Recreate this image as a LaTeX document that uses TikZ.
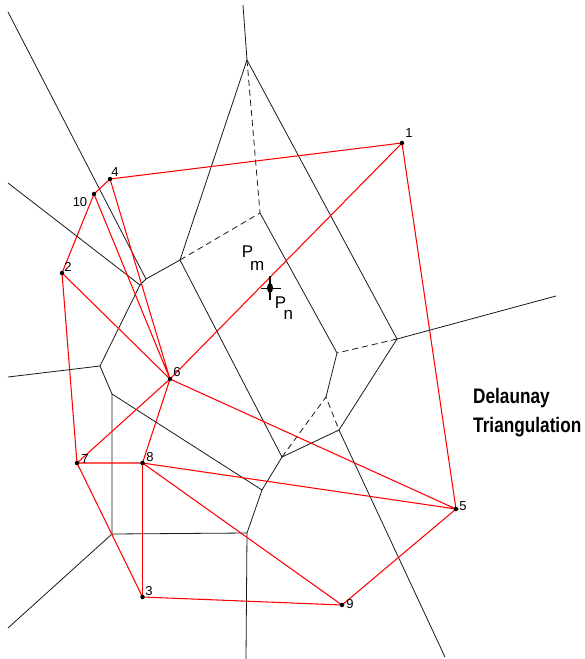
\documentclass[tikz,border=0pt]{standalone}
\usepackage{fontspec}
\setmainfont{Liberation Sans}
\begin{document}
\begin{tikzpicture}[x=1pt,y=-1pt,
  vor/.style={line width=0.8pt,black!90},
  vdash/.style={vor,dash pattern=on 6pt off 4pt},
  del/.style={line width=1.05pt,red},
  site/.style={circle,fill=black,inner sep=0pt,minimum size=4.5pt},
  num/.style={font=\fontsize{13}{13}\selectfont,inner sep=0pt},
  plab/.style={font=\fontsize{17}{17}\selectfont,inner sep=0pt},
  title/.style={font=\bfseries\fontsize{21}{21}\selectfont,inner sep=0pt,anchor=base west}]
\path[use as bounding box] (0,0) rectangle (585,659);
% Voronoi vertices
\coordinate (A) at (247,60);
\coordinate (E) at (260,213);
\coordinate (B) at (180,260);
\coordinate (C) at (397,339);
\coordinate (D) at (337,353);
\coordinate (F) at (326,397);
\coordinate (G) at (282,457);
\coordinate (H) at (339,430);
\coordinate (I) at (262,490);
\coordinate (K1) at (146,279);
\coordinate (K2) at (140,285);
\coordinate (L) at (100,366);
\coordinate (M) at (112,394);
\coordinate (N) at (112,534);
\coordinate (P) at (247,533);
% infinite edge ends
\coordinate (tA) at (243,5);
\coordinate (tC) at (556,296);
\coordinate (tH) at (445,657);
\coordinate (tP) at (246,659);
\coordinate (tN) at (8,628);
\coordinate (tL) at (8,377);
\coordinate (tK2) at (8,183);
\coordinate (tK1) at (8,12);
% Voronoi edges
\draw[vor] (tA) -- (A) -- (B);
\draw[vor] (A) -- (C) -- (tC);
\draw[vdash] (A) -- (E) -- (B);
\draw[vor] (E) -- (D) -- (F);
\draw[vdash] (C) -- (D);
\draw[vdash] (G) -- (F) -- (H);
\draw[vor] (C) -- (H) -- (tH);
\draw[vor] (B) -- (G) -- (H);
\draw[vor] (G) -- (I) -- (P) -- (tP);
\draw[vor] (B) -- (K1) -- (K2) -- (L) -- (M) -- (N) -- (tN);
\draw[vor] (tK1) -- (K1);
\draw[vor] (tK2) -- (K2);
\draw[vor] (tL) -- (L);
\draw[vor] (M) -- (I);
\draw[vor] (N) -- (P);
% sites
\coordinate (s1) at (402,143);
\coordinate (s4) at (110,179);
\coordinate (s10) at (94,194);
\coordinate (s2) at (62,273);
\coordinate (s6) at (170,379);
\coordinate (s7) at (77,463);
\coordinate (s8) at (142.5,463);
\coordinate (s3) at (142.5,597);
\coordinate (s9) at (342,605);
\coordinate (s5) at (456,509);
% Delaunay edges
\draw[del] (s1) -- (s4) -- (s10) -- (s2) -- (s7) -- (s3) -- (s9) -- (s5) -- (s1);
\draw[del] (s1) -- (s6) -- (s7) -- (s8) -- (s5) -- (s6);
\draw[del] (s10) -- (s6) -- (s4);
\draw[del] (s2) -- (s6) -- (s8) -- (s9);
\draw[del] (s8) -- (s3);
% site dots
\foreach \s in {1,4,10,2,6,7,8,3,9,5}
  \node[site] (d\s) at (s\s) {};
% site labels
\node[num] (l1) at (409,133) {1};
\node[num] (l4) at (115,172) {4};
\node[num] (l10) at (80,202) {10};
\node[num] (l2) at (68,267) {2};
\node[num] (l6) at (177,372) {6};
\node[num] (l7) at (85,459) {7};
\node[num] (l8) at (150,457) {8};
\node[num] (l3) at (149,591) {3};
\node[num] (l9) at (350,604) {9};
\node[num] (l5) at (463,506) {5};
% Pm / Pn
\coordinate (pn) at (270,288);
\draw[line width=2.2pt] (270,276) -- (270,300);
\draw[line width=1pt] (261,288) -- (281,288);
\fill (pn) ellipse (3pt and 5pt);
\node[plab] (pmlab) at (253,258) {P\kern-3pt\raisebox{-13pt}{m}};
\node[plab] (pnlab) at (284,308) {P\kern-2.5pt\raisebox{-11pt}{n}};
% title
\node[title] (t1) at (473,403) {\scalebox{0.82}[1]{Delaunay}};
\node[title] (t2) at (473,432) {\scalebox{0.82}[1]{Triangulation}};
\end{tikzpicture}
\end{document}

- _What the task asks_: Pictures excluded, quote all the data above exactly.

- _Full solution_:
Recreate this image as a LaTeX document that uses TikZ.
\documentclass[tikz,border=0pt]{standalone}
\usepackage{fontspec}
\setmainfont{Liberation Sans}
\begin{document}
\begin{tikzpicture}[x=1pt,y=-1pt,
  vor/.style={line width=0.8pt,black!90},
  vdash/.style={vor,dash pattern=on 6pt off 4pt},
  del/.style={line width=1.05pt,red},
  site/.style={circle,fill=black,inner sep=0pt,minimum size=4.5pt},
  num/.style={font=\fontsize{13}{13}\selectfont,inner sep=0pt},
  plab/.style={font=\fontsize{17}{17}\selectfont,inner sep=0pt},
  title/.style={font=\bfseries\fontsize{21}{21}\selectfont,inner sep=0pt,anchor=base west}]
\path[use as bounding box] (0,0) rectangle (585,659);
% Voronoi vertices
\coordinate (A) at (247,60);
\coordinate (E) at (260,213);
\coordinate (B) at (180,260);
\coordinate (C) at (397,339);
\coordinate (D) at (337,353);
\coordinate (F) at (326,397);
\coordinate (G) at (282,457);
\coordinate (H) at (339,430);
\coordinate (I) at (262,490);
\coordinate (K1) at (146,279);
\coordinate (K2) at (140,285);
\coordinate (L) at (100,366);
\coordinate (M) at (112,394);
\coordinate (N) at (112,534);
\coordinate (P) at (247,533);
% infinite edge ends
\coordinate (tA) at (243,5);
\coordinate (tC) at (556,296);
\coordinate (tH) at (445,657);
\coordinate (tP) at (246,659);
\coordinate (tN) at (8,628);
\coordinate (tL) at (8,377);
\coordinate (tK2) at (8,183);
\coordinate (tK1) at (8,12);
% Voronoi edges
\draw[vor] (tA) -- (A) -- (B);
\draw[vor] (A) -- (C) -- (tC);
\draw[vdash] (A) -- (E) -- (B);
\draw[vor] (E) -- (D) -- (F);
\draw[vdash] (C) -- (D);
\draw[vdash] (G) -- (F) -- (H);
\draw[vor] (C) -- (H) -- (tH);
\draw[vor] (B) -- (G) -- (H);
\draw[vor] (G) -- (I) -- (P) -- (tP);
\draw[vor] (B) -- (K1) -- (K2) -- (L) -- (M) -- (N) -- (tN);
\draw[vor] (tK1) -- (K1);
\draw[vor] (tK2) -- (K2);
\draw[vor] (tL) -- (L);
\draw[vor] (M) -- (I);
\draw[vor] (N) -- (P);
% sites
\coordinate (s1) at (402,143);
\coordinate (s4) at (110,179);
\coordinate (s10) at (94,194);
\coordinate (s2) at (62,273);
\coordinate (s6) at (170,379);
\coordinate (s7) at (77,463);
\coordinate (s8) at (142.5,463);
\coordinate (s3) at (142.5,597);
\coordinate (s9) at (342,605);
\coordinate (s5) at (456,509);
% Delaunay edges
\draw[del] (s1) -- (s4) -- (s10) -- (s2) -- (s7) -- (s3) -- (s9) -- (s5) -- (s1);
\draw[del] (s1) -- (s6) -- (s7) -- (s8) -- (s5) -- (s6);
\draw[del] (s10) -- (s6) -- (s4);
\draw[del] (s2) -- (s6) -- (s8) -- (s9);
\draw[del] (s8) -- (s3);
% site dots
\foreach \s in {1,4,10,2,6,7,8,3,9,5}
  \node[site] (d\s) at (s\s) {};
% site labels
\node[num] (l1) at (409,133) {1};
\node[num] (l4) at (115,172) {4};
\node[num] (l10) at (80,202) {10};
\node[num] (l2) at (68,267) {2};
\node[num] (l6) at (177,372) {6};
\node[num] (l7) at (85,459) {7};
\node[num] (l8) at (150,457) {8};
\node[num] (l3) at (149,591) {3};
\node[num] (l9) at (350,604) {9};
\node[num] (l5) at (463,506) {5};
% Pm / Pn
\coordinate (pn) at (270,288);
\draw[line width=2.2pt] (270,276) -- (270,300);
\draw[line width=1pt] (261,288) -- (281,288);
\fill (pn) ellipse (3pt and 5pt);
\node[plab] (pmlab) at (253,258) {P\kern-3pt\raisebox{-13pt}{m}};
\node[plab] (pnlab) at (284,308) {P\kern-2.5pt\raisebox{-11pt}{n}};
% title
\node[title] (t1) at (473,403) {\scalebox{0.82}[1]{Delaunay}};
\node[title] (t2) at (473,432) {\scalebox{0.82}[1]{Triangulation}};
\end{tikzpicture}
\end{document}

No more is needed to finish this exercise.